Francesco OO di Borbone, a sua volta nel giugno 1860, mentre la Sicilia era
ormai in mano a Garibaldi, si risolse a sua volta a ripristinare la costituzione
e a manifestare simultaneamente l’impegno a emanarne una speciale per l’isola.
E in questo caso il tentativo fu confortato da una parvenza di successo dal
momento che consentì l’avvio di un’interlocuzione tra corte e liberali, che per
qualche mese rese immaginabile lo scenario di una sopravvivenza del regno delle
Due Sicilie con una monarchia costituzionale.
Tra i liberali del
Mezzogiorno c’era chi spingeva per la cessazione dell’indipendenza del regno e
per l’annessione dei suoi territori a quelli vecchi e nuovi sotto la corona
sarda. Ma la liberalità dei Savoia, con la loro costituzione il regime
liberale, era controbilanciata negativamente di essere sotto a dei regnanti.
Poi il Mezzogiorno era lontano da Torino, anche culturalmente e Napoli avrebbe
perso il ruolo di capitale e forse non ci sarebbe stata una possibilità di
efficace rappresentazione nel parlamento.
A partire dall’aprile 1859,
prima in Toscana e poi nei ducati padani e a Bologna e nelle legazioni
pontificie, di fronte all’evanescenza dei pubblici poteri, dappertutto il
municipio si era fatto stato. E prima che i governi provvisori confluissero
nello stato sabaudo si dibatté molto se questa era la cosa giusta. Le elite
lombarde e toscane, ad esempio, erano convinte che le istituzioni municipali
fossero più adatte del parlamento sabaudo, soprattutto per mantenere un
virtuoso paternalismo nobiliare. Al momento della proclamazione del regno, nel
marzo del 1861, le opzioni intorno al modello di relazione centro-periferia
erano largamente aperte, e se ne continuò a discutere anche negli anni
successivi, fino all’emanazione delle leggi di unificazione amministrativa dal
1865.
Insieme alla nazione prendeva
forma lo stato unitario, il cui centralismo amministrativo venne ben presto
criticato dalle elite politiche. Si andava contro, attraverso la
statalizzazione, alla concezione territoriale che era radicata nel paese.
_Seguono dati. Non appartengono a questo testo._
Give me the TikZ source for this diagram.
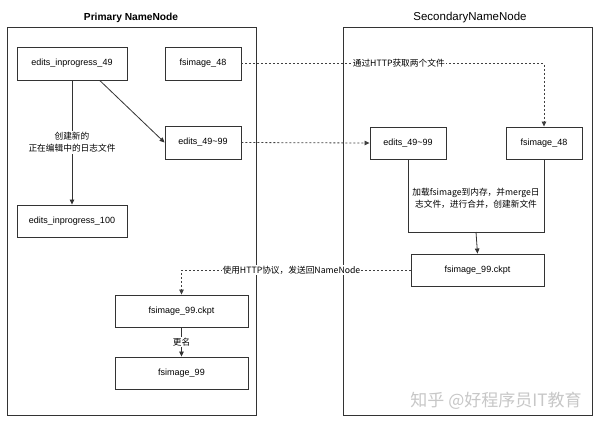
\documentclass[tikz,border=0pt]{standalone}
\usepackage{fontspec}
\setmainfont{Liberation Sans}
\newfontfamily\cjk{Noto Sans CJK SC}
\usetikzlibrary{arrows.meta,calc}
\begin{document}
\begin{tikzpicture}[x=1pt,y=-1pt,
  frame/.style={draw=black!80,line width=0.9pt},
  filebox/.style={draw=black!80,line width=0.9pt,fill=white,inner sep=0pt,font=\fontsize{9}{11}\selectfont},
  cnlabel/.style={fill=white,inner sep=1pt,font=\cjk\fontsize{8.7}{12}\selectfont,align=center},
  solidarrow/.style={draw=black!80,line width=0.8pt,-{Triangle[length=5pt,width=4.5pt]}},
  dasharrow/.style={draw=black!75,line width=0.8pt,dash pattern=on 2pt off 2pt,-{Triangle[length=5pt,width=4.5pt]}},
  title/.style={font=\fontsize{10}{12}\selectfont}
]
\useasboundingbox (0,0) rectangle (600,424);
\fill[white] (0,0) rectangle (600,424);
% containers
\draw[frame] (7,27) rectangle (256,415);
\draw[frame] (343,27) rectangle (592,415);
\node[font=\bfseries\fontsize{10.2}{12}\selectfont] (ptitle) at (131,18) {Primary NameNode};
\node[font=\fontsize{11.5}{13}\selectfont] (stitle) at (470,18) {SecondaryNameNode};
% primary nodes
\node[filebox,minimum width=110pt,minimum height=33pt] (ip49) at (72,63.5) {edits\_inprogress\_49};
\node[filebox,minimum width=76pt,minimum height=33pt] (fs48p) at (203,63.5) {fsimage\_48};
\node[filebox,minimum width=76pt,minimum height=33pt] (ed99p) at (203,142.5) {edits\_49\textasciitilde99};
\node[filebox,minimum width=110pt,minimum height=32pt] (ip100) at (72,221) {edits\_inprogress\_100};
\node[filebox,minimum width=133pt,minimum height=32pt] (ckptp) at (181.5,311) {fsimage\_99.ckpt};
\node[filebox,minimum width=133pt,minimum height=32pt] (fs99) at (181.5,373) {fsimage\_99};
% secondary nodes
\node[filebox,minimum width=76pt,minimum height=32pt] (ed99s) at (408,143) {edits\_49\textasciitilde99};
\node[filebox,minimum width=76pt,minimum height=32pt] (fs48s) at (544,143) {fsimage\_48};
% merge box: open at the top, between the two files
\coordinate (mergebl) at (ed99s.south |- 0,232);
\coordinate (mergebr) at (fs48s.south |- 0,232);
\draw[frame] (ed99s.south) -- (mergebl) -- (mergebr) -- (fs48s.south);
\coordinate (merge) at ($(mergebl)!0.5!(mergebr)$);
\node[cnlabel,fill=none] (mergetxt) at (476,198.5) {加载fsimage到内存，并merge日\\志文件，进行合并，创建新文件};
\node[filebox,minimum width=133pt,minimum height=32pt] (ckpts) at (477.5,270) {fsimage\_99.ckpt};
% connectors
\draw[solidarrow] (ip49.south) -- node[cnlabel] (lbl1) {创建新的\\正在编辑中的日志文件} (ip100.north);
\draw[solidarrow] ($(ip49.south)!0.5!(ip49.south east)$) -- (ed99p.west);
\draw[dasharrow] (fs48p.east) -| node[cnlabel,pos=0.26] (lbl2) {通过HTTP获取两个文件} (fs48s.north);
\draw[dasharrow] (ed99p.east) -- (ed99s.west);
\draw[solidarrow] (merge) -- (ckpts.north);
\draw[dasharrow] (ckpts.west) -| node[cnlabel,pos=0.26] (lbl3) {使用HTTP协议，发送回NameNode} (ckptp.north);
\draw[solidarrow] (ckptp.south) -- node[cnlabel,inner sep=0.5pt] (lbl4) {更名} (fs99.north);
% watermark
\node[font=\cjk\fontsize{17}{19}\selectfont,text=black!22] (wm) at (496,401) {知乎 @好程序员IT教育};
\end{tikzpicture}
\end{document}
L’ordine istituzionale preunitario era stato soppiantato dal regno
risorgimentale, un elemento nuovo, un parlamento nel quale molte famiglie
locali davano vita al mondo notabilare dell’Italia unita e potevano trovare un
contrappeso che consentiva loro di convivere con quello stato al quale nessun
regime moderno poteva rinunciare. Grazie alla presenza del parlamento che non
tardò a proporsi come sede privilegiata di una quotidiana prassi di
negoziazione tra periferie e centro, si poteva immaginare di guardare allo
stato non più solo come una minaccia, ma come una risorsa. Il partito
municipale lasciava il suo ruolo di oppositore e trovava posto nella
responsabilità di governo solo in parte intaccata dalla non pienamente compiuta
parlamentarizzazione del sistema costituzionale.,
La nazione sorta nel 1961 si
sforzava di coniugare la possibilità di un rilancio della soggettività dei
territori, in ragione di quel sistema a centralismo debole che a lungo continuò
a contraddistinguere la storia costituzionale dell’Italia liberale, in tempi
ormai post-cetuali, e al tempo stesso inevitabilmente statuali. Gli intenti
erano diversi da quelli giacobini del 700 o dai napoleonici, che si volevano
liberare dell’antico regime a favore di una cittadinanza individualistica
unitaria. Le tendenze che crearono l’Italia furono estremamente
contraddittorie, ma si puntò soprattutto alla convivenza.